At the center of the room, a microphone swings back and forth—or is it a speaker? It speaks. The floor is yours, someone says. Thank you, someone says, for the privilege of speaking. We’ll have glorious floors, yes nothing is beyond our reach. The text of Barnas’ poem is a reaction to a speech by Donald Trump in 2017, of which the rhythm and cadence stayed with her. What was it that made these words so compelling? To her dismay, Barnas found that the speechwriter employs poetic techniques, so familiar to her, to reinforce his message. By replacing the word “future” with “floor,” she initially sought to expose the abstract, almost hollow quality of the rhetoric. Yet it also produces something else: an invitation to speak.

Like Barnas, Spinoza was deeply concerned with the conditions of self-expression and free speech—a concern that resonates throughout the exhibition, including in works such as >>A thousand windows<< to >>The world of the Insane<< by Anri Sala on the adjoining wall. The Speech emphasizes our power to speak up, but at the same time holds concern. Values considered radical in Spinoza’s time and later taken for granted—freedom of speech, of individual existence and identity, of religion—are again under pressure. Almost ten years after its original creation, The Speech has renewed urgency, with Trump as one of the most visible figures of an increasingly despotic political landscape.
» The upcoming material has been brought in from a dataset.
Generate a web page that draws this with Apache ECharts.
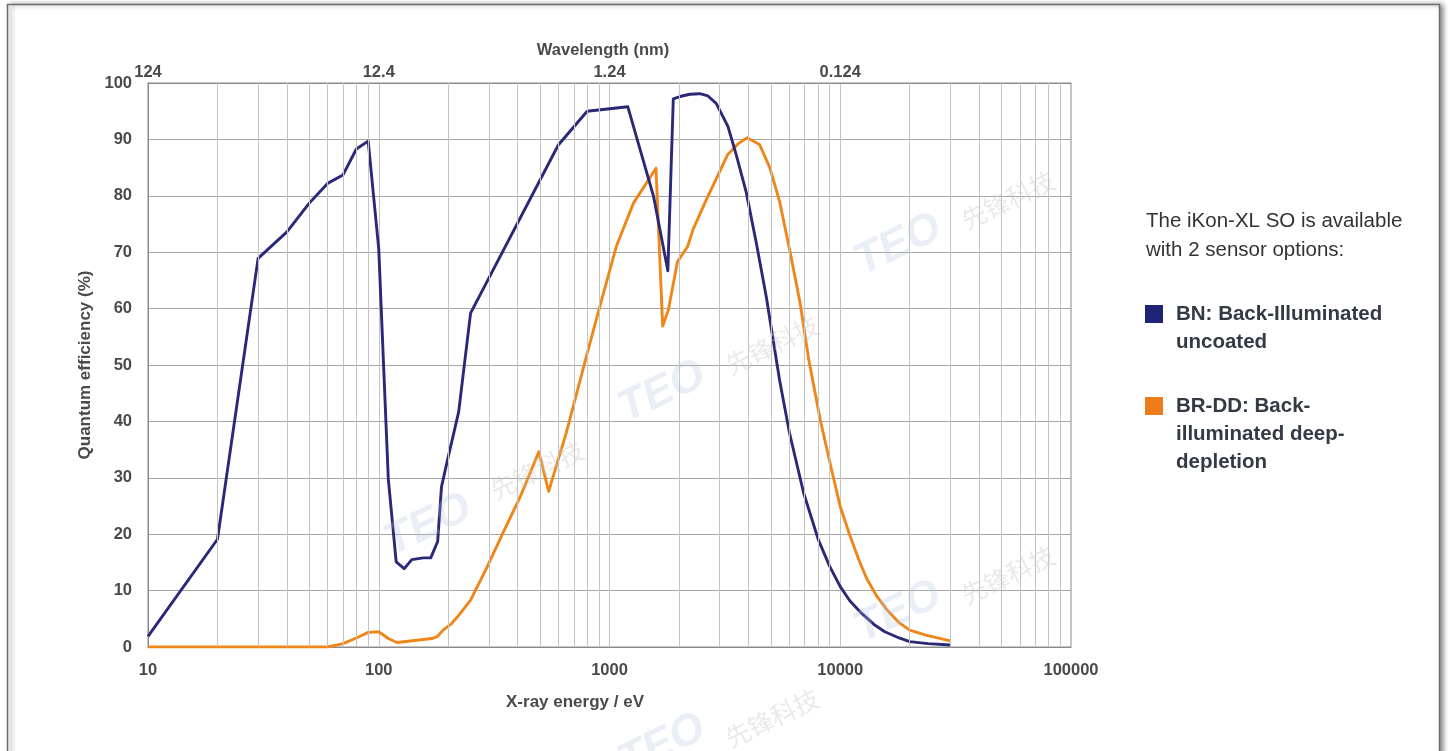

The microphone rises to the level of your mouth, as if awaiting your response. Again, the voice insists: nothing is beyond our reach. You stand there, trying to compose an answer. Are you able? Poets and politicians may draw on the same rhetorical tools—but our messages may still remain beyond each other’s reach. We speak incessantly, across countless platforms. But are we still in conversation, or merely calling out into the void?

Take a Memory (2026)

A memory can only ever be experienced in one direction: backwards—or so it seems. With Take a Memory Barnas attempts to disrupt this linear sense of recollection. Looking out at the landscape and the rolling hills of Vidigueira through the large windows, the first line of her poem, Take a memory up the hill, drawn on the glass, invites you to attempt the impossible: to experience a memory forwards. If language has its limits, it also has the capacity to exceed them; through it, and through imagination, the physically impossible becomes conceivable.

A memory exists in the space between the concrete and the abstract: between the lived moment and its recollection, which is always also an interpretation, never the thing itself. You try to hold on to it, yet it slips through your fingers. Yet, we cannot say that a memory is only one or the other. In the spirit of Spinoza: everything—an action, a thought, a memory—is merely an expression of the single true substance of life. This movement between forms becomes tangible as you walk back from the hill toward the exhibition space. Another line on the window asks: Do you remember?

Barnas’ work invites us to engage carefully with our memories, to attend to how they are formed and continuously reshaped. It is a brief resistance to the fleetingness of time.

Maria Barnas

Maria Barnas is an artist and poet whose work moves fluidly between genres, taking shape as poem, sculpture, and installation at once. Much like Spinoza, she resists categorizing her “beings,” instead embracing a continuity of forms—a realm in which everything is connected and emerges from the same vital force.

As within this exhibition, Barnas’ work aims to bring into focus what usually remains at the margins. She is also deeply interested in testing the limits of language. Language, she suggests, will always remain insufficient as a means of fully expressing life, yet the attempt itself holds value. For her, the truest beauty of art lies in making visible the process of its becoming: the trials, the hesitations, even the failures. With this insistence on process she resists a world increasingly driven by efficiency and results.